Crew experience is shaped by interface design as much as by propulsion

One of the most human differences between the two eras lies in the cockpit. Apollo crews worked through dense arrays of switches, lights, and controls that demanded memorization and highly trained interpretation. Those interfaces suited the hardware and mission logic of their time, but they also placed heavy cognitive demands on astronauts during already intense phases of flight.

Orion’s glass cockpit represents a different philosophy. Information can be organized more dynamically, displays can present system state with greater clarity, and the crew’s interaction with the spacecraft is built around modern expectations of situational awareness. That does not make Artemis II simple. Lunar flight remains unforgiving. But it means the crew is supported by interface design that reflects decades of learning about how humans absorb information, prioritize decisions, and manage workload under pressure.

This matters because Artemis II is a crewed test mission. The spacecraft is not only being evaluated as a vehicle that can fly, but as a place where astronauts can work effectively across launch, deep-space cruise, lunar flyby, and reentry preparation. Technology is not only what moves the crew. It is also what helps the crew think.

Program architecture may be the biggest difference of all

The most consequential gap between Apollo and Artemis may not be any individual subsystem. It may be the fact that Apollo was a concentrated national project designed to achieve a clear geopolitical goal quickly, while Artemis is a distributed campaign built across agencies, contractors, and international partners. Orion itself reflects that structure through the European-built service module, and the Artemis II crew reflects it through Canadian participation.

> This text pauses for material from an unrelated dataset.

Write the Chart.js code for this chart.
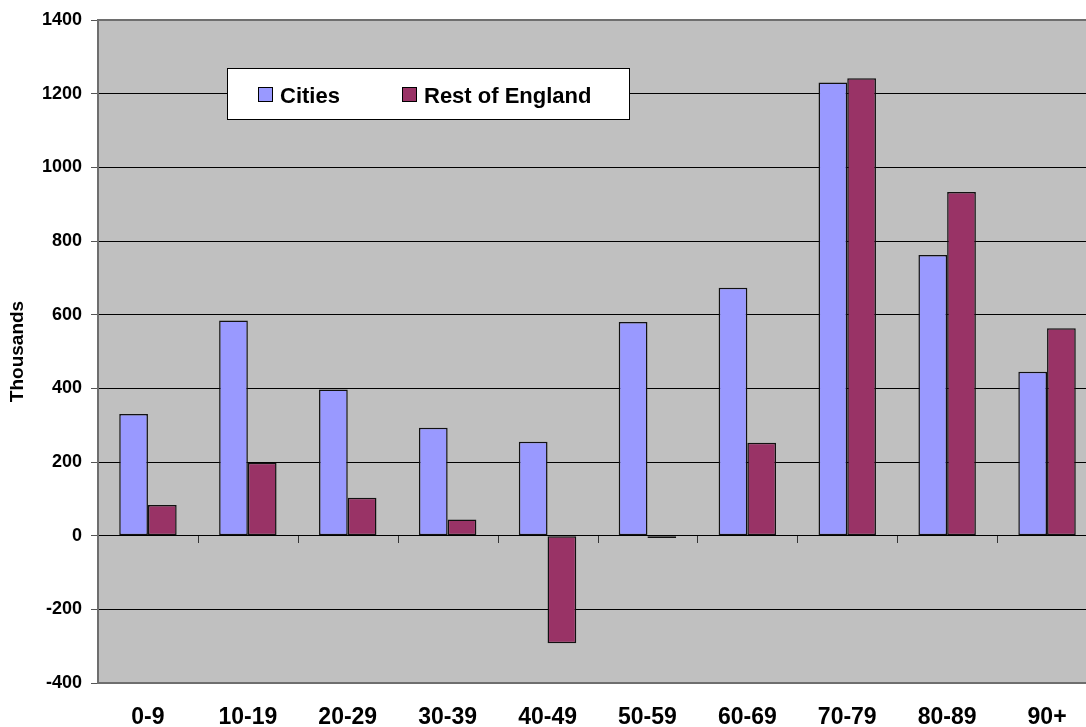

That broader architecture changes what the technology is for. Apollo technology served a race. Artemis technology is meant to support recurrence: more missions, more partner integration, and a wider exploration agenda that stretches from lunar flybys to surface operations and beyond. That slower, more networked structure can look less dramatic from the outside, but it may prove more durable if it works as intended.

In that sense, Artemis II is not just a test of hardware. It is a test of whether a modern, multinational exploration system can operate coherently when real astronauts are on board and the mission moves beyond Earth orbit. The technology comparison matters because it shows that Artemis is trying to prove more than a capsule. It is trying to prove an entire way of doing lunar exploration.